There are, of course, myriad factors influencing this decline, from the resurgence of religious teachings hostile to science, to the postmodern turn in academic history and literary criticism, to neoliberal privatization of public schools and the rise of private and charter schools, to the marginalization of the humanities in academic institutions, to the prevalence of standardized tests as proper measures of academic success. In an insightful piece in The New Yorker last March, historian Jill Lepore pinpointed the middle of the twentieth century as the crucial moment. She writes that in this period “fundamentalism and postmodernism, the religious right and the academic left, met up: either the only truth is the truth of the divine or there is no truth; for both, empiricism is an error.”[7] At the end of the century, the comedian and social critic George Carlin saw language as the site of struggle.[8] Here, he thought the bureaucratization of English and the increasing reliance on euphemisms over the course of the twentieth century represented the greatest threat to truth. He lamented the surrender of “simple, honest, direct language” and he saw truth and pain “completely buried under jargon.” Intellectual historian Daniel T. Rodgers recently argued that we live in “a political-cultural moment saturated with competing claims on truth, each insisting on its veracity. We have contrived to construct an open marketplace of truths, and it is not a happy state.”[9] Thus, truth-claims on the Left and Right appear equally valid, but some adhere more closely to observed reality than others.
Following the erosion of the Radical Enlightenment’s intellectual hegemony, perhaps Trump’s election, Brexit, and the resurgence of the Global Right indicate that its political hegemony is now in danger.[10] Israel writes that the Radical Enlightenment views one of the key roles of the State to be “preventing vested interests from capturing control of the legislative process.”[11] Obviously, the power of lobbyists in Washington has long challenged this Radical Enlightenment tenet, but the Gilded Age (ca. 1865-1900) with its Robber Barons is the only period in American history that comes close to this egregious level of corruption. For all the influence the Robber Barons had on Congress, Jay Gould never became the president.

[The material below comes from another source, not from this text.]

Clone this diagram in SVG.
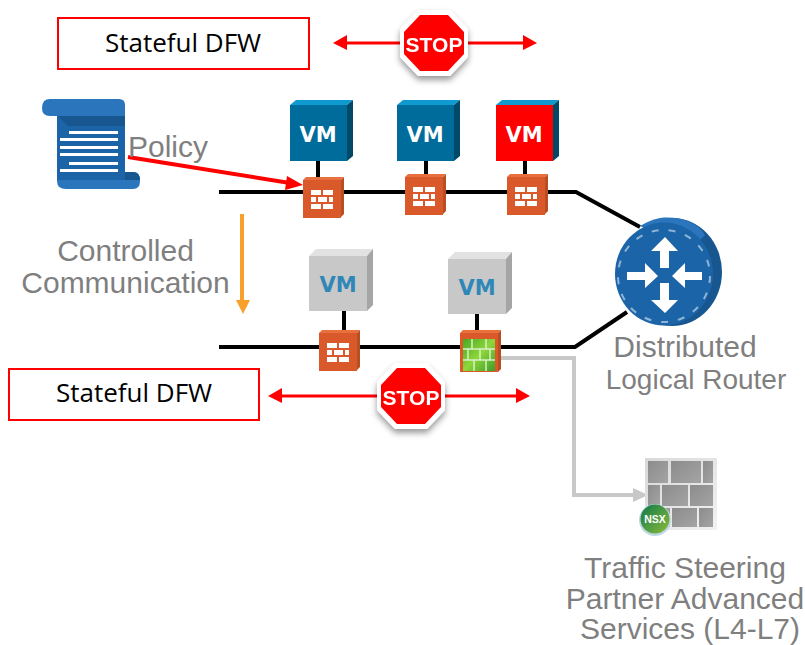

Thomas Paine, radical figure of both the American and French Revolutions, by George Romney (1734-1802) in 1791.
So what is to be done? It remains a challenging question. We seem to be witnessing a modern eclipse of truth that is aggravating the disintegration of the social contract. We are amidst a breakdown of mutual faith in the system of understanding. A comparable crisis would be if half of us woke up one morning and decided no longer to recognize money as the currency of exchange—people opting out of what writer David Milch might call “a lie agreed upon.”[12]
But perhaps such a comparison is misleading. Money’s hegemony is nearly totalizing—the number of people who refuse to recognize its legitimacy (or refuse at least to acquiesce to its utility) is miniscule, a mere fringe. Adherents of Radical Enlightenment and its values, on the other hand, have been locked in a struggle against other ways of knowing for centuries. Rather, it is the Radical Enlightenment’s dominance—briefly, narrowly achieved—that has waned and is under serious threat.
“Is not an industrious laborer more useful to society than the common run of useless aristocrats? And the impoverished homme de lettres who dedicates his energies to the edification of his fellow citizens: is he not worthier of being generally esteemed than the ‘opulent imbecile’ of high birth who affects to disdain the arts and talent?”[13] Baron d’Holbach espoused this position in 1773. If opulent imbeciles of high birth disdaining the arts sounds troublingly familiar, it may be that we find ourselves at a similar point in the struggle for freedom, equality, and knowledge. It may be that we find ourselves again speaking truth to power against rulers rather than leaders. The great eighteenth-century radical Thomas Paine encouraged his compatriots to topple the aristocracy by dismissing them rather than hating them. Their power largely rested on an imagined superiority. Thus, Paine “longed to see aristocracy ‘jeered at as an ass’ rather than ‘dreaded as a lion.’”[14] While we must find ways of restoring faith in empirical reality and rationalism, let us begin with everyone on the same plane. Let us squarely face our rulers and commence with the jeering.
[1] Jonathan Israel, A Revolution of the Mind: Radical Enlightenment and the Origins of Modern Democracy (Princeton: Princeton University Press, 2010), vii-viii.
[2] Ibid., 199.
[3] Ibid.
[4] Ibid., 72.
[5] Ibid., 44.
[6] Ibid., x.
[7] Jill Lepore, “After the Fact,” The New Yorker (March 21, 2016) <http://www.newyorker.com/magazine/2016/03/21/the-internet-of-us-and-the-end-of-facts>
[8] George Carlin, “Euphemisms” <https://www.youtube.com/watch?v=vuEQixrBKCc>
[9] Daniel T. Rodgers, “When Truth Becomes a Commodity,” Chronicle for Higher Education (January 15, 2017) <http://www.chronicle.com/article/When-Truth-Becomes-a-Commodity/238866>
[10] Writing in 2010, Israel noted that “resurgent forms of bigotry, oppression, and prejudice… in much of the world today appear inexorably to be extending their grip,” op. cit., xi. I’d wager he did not anticipate them capturing the United States six years later.
[11] Ibid., viii.
[12] The title of episodes one and two in season two of Milch’s masterwork Deadwood (2004-2006).
[13] Israel, op. cit., 101.
[14] Ibid., 99.
What an excellent and timely reminder of our strong, but withering roots. Thanks, GP, for this overview. I would only question your assertion that Israel sees such well-known “mid- to late-eighteenth-century figures” as the “first proponents of these ideas in embryonic form.” On the contrary, I thought the whole thrust of his amazing book, The Radical Enlightenment, was to show that pioneers of the previous generation pushed some of these ideas first and farthest, only to be discredited, co-opted and supplanted by the more moderate and famous Philosophes of the eighteenth century, like Voltaire and Franklin. Though I gather the idea remains controversial, I certainly found that argument convincing.